**WHAT THE EXERCISE ASKS**
What follows is a listing. Return every line of it exactly.
** start DATA **
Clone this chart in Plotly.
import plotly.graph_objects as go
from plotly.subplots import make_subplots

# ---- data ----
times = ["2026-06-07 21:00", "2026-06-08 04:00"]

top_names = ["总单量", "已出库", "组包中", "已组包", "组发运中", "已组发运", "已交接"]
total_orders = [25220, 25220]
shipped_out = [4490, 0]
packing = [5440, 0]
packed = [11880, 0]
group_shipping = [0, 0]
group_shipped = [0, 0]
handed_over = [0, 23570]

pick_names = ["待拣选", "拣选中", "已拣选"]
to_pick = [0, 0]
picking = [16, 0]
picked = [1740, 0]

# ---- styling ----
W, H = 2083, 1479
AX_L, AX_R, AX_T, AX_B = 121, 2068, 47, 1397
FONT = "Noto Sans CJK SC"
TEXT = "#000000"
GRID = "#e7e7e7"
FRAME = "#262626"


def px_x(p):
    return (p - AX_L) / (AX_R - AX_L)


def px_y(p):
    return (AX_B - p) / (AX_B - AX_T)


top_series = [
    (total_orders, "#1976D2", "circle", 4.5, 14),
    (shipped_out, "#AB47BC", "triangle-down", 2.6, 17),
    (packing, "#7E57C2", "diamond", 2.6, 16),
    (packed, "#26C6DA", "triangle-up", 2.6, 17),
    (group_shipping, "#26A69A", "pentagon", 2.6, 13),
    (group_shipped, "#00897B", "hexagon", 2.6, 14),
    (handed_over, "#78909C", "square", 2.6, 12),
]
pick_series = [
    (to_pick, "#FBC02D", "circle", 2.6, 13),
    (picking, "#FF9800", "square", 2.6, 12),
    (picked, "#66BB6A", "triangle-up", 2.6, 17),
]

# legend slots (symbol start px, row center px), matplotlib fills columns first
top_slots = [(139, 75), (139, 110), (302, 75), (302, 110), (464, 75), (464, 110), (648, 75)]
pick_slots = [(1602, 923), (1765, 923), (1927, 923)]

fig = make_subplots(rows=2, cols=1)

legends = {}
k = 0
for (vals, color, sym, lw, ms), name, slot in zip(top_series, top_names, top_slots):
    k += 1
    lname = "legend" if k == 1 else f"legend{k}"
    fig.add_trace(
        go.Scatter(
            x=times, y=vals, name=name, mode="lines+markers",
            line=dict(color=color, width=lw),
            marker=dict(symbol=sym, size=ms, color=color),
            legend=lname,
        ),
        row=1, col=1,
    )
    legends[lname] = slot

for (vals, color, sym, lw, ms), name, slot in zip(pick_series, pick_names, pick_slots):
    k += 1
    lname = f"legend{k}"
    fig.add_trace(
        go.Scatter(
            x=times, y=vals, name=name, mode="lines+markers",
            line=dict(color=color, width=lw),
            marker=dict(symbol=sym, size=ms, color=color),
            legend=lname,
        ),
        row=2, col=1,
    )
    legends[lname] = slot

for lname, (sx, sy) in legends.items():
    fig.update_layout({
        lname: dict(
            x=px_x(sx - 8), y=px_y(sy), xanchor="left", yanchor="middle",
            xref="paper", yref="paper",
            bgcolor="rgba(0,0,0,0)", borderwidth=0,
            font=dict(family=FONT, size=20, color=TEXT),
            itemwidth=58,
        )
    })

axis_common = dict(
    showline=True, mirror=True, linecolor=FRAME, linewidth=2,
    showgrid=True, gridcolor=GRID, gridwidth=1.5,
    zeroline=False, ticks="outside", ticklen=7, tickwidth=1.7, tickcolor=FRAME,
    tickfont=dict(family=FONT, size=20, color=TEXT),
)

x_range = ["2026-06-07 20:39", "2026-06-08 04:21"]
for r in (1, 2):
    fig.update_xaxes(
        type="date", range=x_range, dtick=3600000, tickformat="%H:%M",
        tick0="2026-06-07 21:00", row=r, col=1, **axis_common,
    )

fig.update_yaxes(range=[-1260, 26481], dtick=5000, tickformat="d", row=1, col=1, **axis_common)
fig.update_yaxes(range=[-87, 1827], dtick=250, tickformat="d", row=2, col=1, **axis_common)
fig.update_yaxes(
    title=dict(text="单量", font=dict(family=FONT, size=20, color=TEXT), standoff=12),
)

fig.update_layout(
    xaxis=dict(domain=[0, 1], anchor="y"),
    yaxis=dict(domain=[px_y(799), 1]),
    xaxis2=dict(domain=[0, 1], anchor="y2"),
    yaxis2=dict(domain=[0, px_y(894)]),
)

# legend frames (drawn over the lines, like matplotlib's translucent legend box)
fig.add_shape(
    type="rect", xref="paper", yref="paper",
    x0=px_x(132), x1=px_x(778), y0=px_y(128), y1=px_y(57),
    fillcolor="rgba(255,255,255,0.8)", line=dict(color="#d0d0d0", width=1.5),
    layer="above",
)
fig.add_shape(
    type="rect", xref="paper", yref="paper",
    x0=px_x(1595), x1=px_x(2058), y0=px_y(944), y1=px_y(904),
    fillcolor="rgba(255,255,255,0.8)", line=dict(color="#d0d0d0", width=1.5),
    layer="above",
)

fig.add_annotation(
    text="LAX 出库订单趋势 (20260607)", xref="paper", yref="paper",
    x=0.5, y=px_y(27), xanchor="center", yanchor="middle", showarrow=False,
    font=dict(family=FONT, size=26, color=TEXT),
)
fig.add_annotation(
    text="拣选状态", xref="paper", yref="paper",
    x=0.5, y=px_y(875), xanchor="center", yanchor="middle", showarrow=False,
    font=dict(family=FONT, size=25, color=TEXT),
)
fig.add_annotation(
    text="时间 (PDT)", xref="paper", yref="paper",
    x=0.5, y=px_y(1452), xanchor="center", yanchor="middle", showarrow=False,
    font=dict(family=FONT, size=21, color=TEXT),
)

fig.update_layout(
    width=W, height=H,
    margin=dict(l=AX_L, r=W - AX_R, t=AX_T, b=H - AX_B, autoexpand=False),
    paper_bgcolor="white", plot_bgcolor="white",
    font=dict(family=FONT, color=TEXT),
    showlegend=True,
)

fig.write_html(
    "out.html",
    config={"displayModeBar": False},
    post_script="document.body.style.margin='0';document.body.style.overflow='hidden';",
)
** end DATA **
**SOLUTION TO THE PROBLEM**
Clone this chart in Plotly.
import plotly.graph_objects as go
from plotly.subplots import make_subplots

# ---- data ----
times = ["2026-06-07 21:00", "2026-06-08 04:00"]

top_names = ["总单量", "已出库", "组包中", "已组包", "组发运中", "已组发运", "已交接"]
total_orders = [25220, 25220]
shipped_out = [4490, 0]
packing = [5440, 0]
packed = [11880, 0]
group_shipping = [0, 0]
group_shipped = [0, 0]
handed_over = [0, 23570]

pick_names = ["待拣选", "拣选中", "已拣选"]
to_pick = [0, 0]
picking = [16, 0]
picked = [1740, 0]

# ---- styling ----
W, H = 2083, 1479
AX_L, AX_R, AX_T, AX_B = 121, 2068, 47, 1397
FONT = "Noto Sans CJK SC"
TEXT = "#000000"
GRID = "#e7e7e7"
FRAME = "#262626"


def px_x(p):
    return (p - AX_L) / (AX_R - AX_L)


def px_y(p):
    return (AX_B - p) / (AX_B - AX_T)


top_series = [
    (total_orders, "#1976D2", "circle", 4.5, 14),
    (shipped_out, "#AB47BC", "triangle-down", 2.6, 17),
    (packing, "#7E57C2", "diamond", 2.6, 16),
    (packed, "#26C6DA", "triangle-up", 2.6, 17),
    (group_shipping, "#26A69A", "pentagon", 2.6, 13),
    (group_shipped, "#00897B", "hexagon", 2.6, 14),
    (handed_over, "#78909C", "square", 2.6, 12),
]
pick_series = [
    (to_pick, "#FBC02D", "circle", 2.6, 13),
    (picking, "#FF9800", "square", 2.6, 12),
    (picked, "#66BB6A", "triangle-up", 2.6, 17),
]

# legend slots (symbol start px, row center px), matplotlib fills columns first
top_slots = [(139, 75), (139, 110), (302, 75), (302, 110), (464, 75), (464, 110), (648, 75)]
pick_slots = [(1602, 923), (1765, 923), (1927, 923)]

fig = make_subplots(rows=2, cols=1)

legends = {}
k = 0
for (vals, color, sym, lw, ms), name, slot in zip(top_series, top_names, top_slots):
    k += 1
    lname = "legend" if k == 1 else f"legend{k}"
    fig.add_trace(
        go.Scatter(
            x=times, y=vals, name=name, mode="lines+markers",
            line=dict(color=color, width=lw),
            marker=dict(symbol=sym, size=ms, color=color),
            legend=lname,
        ),
        row=1, col=1,
    )
    legends[lname] = slot

for (vals, color, sym, lw, ms), name, slot in zip(pick_series, pick_names, pick_slots):
    k += 1
    lname = f"legend{k}"
    fig.add_trace(
        go.Scatter(
            x=times, y=vals, name=name, mode="lines+markers",
            line=dict(color=color, width=lw),
            marker=dict(symbol=sym, size=ms, color=color),
            legend=lname,
        ),
        row=2, col=1,
    )
    legends[lname] = slot

for lname, (sx, sy) in legends.items():
    fig.update_layout({
        lname: dict(
            x=px_x(sx - 8), y=px_y(sy), xanchor="left", yanchor="middle",
            xref="paper", yref="paper",
            bgcolor="rgba(0,0,0,0)", borderwidth=0,
            font=dict(family=FONT, size=20, color=TEXT),
            itemwidth=58,
        )
    })

axis_common = dict(
    showline=True, mirror=True, linecolor=FRAME, linewidth=2,
    showgrid=True, gridcolor=GRID, gridwidth=1.5,
    zeroline=False, ticks="outside", ticklen=7, tickwidth=1.7, tickcolor=FRAME,
    tickfont=dict(family=FONT, size=20, color=TEXT),
)

x_range = ["2026-06-07 20:39", "2026-06-08 04:21"]
for r in (1, 2):
    fig.update_xaxes(
        type="date", range=x_range, dtick=3600000, tickformat="%H:%M",
        tick0="2026-06-07 21:00", row=r, col=1, **axis_common,
    )

fig.update_yaxes(range=[-1260, 26481], dtick=5000, tickformat="d", row=1, col=1, **axis_common)
fig.update_yaxes(range=[-87, 1827], dtick=250, tickformat="d", row=2, col=1, **axis_common)
fig.update_yaxes(
    title=dict(text="单量", font=dict(family=FONT, size=20, color=TEXT), standoff=12),
)

fig.update_layout(
    xaxis=dict(domain=[0, 1], anchor="y"),
    yaxis=dict(domain=[px_y(799), 1]),
    xaxis2=dict(domain=[0, 1], anchor="y2"),
    yaxis2=dict(domain=[0, px_y(894)]),
)

# legend frames (drawn over the lines, like matplotlib's translucent legend box)
fig.add_shape(
    type="rect", xref="paper", yref="paper",
    x0=px_x(132), x1=px_x(778), y0=px_y(128), y1=px_y(57),
    fillcolor="rgba(255,255,255,0.8)", line=dict(color="#d0d0d0", width=1.5),
    layer="above",
)
fig.add_shape(
    type="rect", xref="paper", yref="paper",
    x0=px_x(1595), x1=px_x(2058), y0=px_y(944), y1=px_y(904),
    fillcolor="rgba(255,255,255,0.8)", line=dict(color="#d0d0d0", width=1.5),
    layer="above",
)

fig.add_annotation(
    text="LAX 出库订单趋势 (20260607)", xref="paper", yref="paper",
    x=0.5, y=px_y(27), xanchor="center", yanchor="middle", showarrow=False,
    font=dict(family=FONT, size=26, color=TEXT),
)
fig.add_annotation(
    text="拣选状态", xref="paper", yref="paper",
    x=0.5, y=px_y(875), xanchor="center", yanchor="middle", showarrow=False,
    font=dict(family=FONT, size=25, color=TEXT),
)
fig.add_annotation(
    text="时间 (PDT)", xref="paper", yref="paper",
    x=0.5, y=px_y(1452), xanchor="center", yanchor="middle", showarrow=False,
    font=dict(family=FONT, size=21, color=TEXT),
)

fig.update_layout(
    width=W, height=H,
    margin=dict(l=AX_L, r=W - AX_R, t=AX_T, b=H - AX_B, autoexpand=False),
    paper_bgcolor="white", plot_bgcolor="white",
    font=dict(family=FONT, color=TEXT),
    showlegend=True,
)

fig.write_html(
    "out.html",
    config={"displayModeBar": False},
    post_script="document.body.style.margin='0';document.body.style.overflow='hidden';",
)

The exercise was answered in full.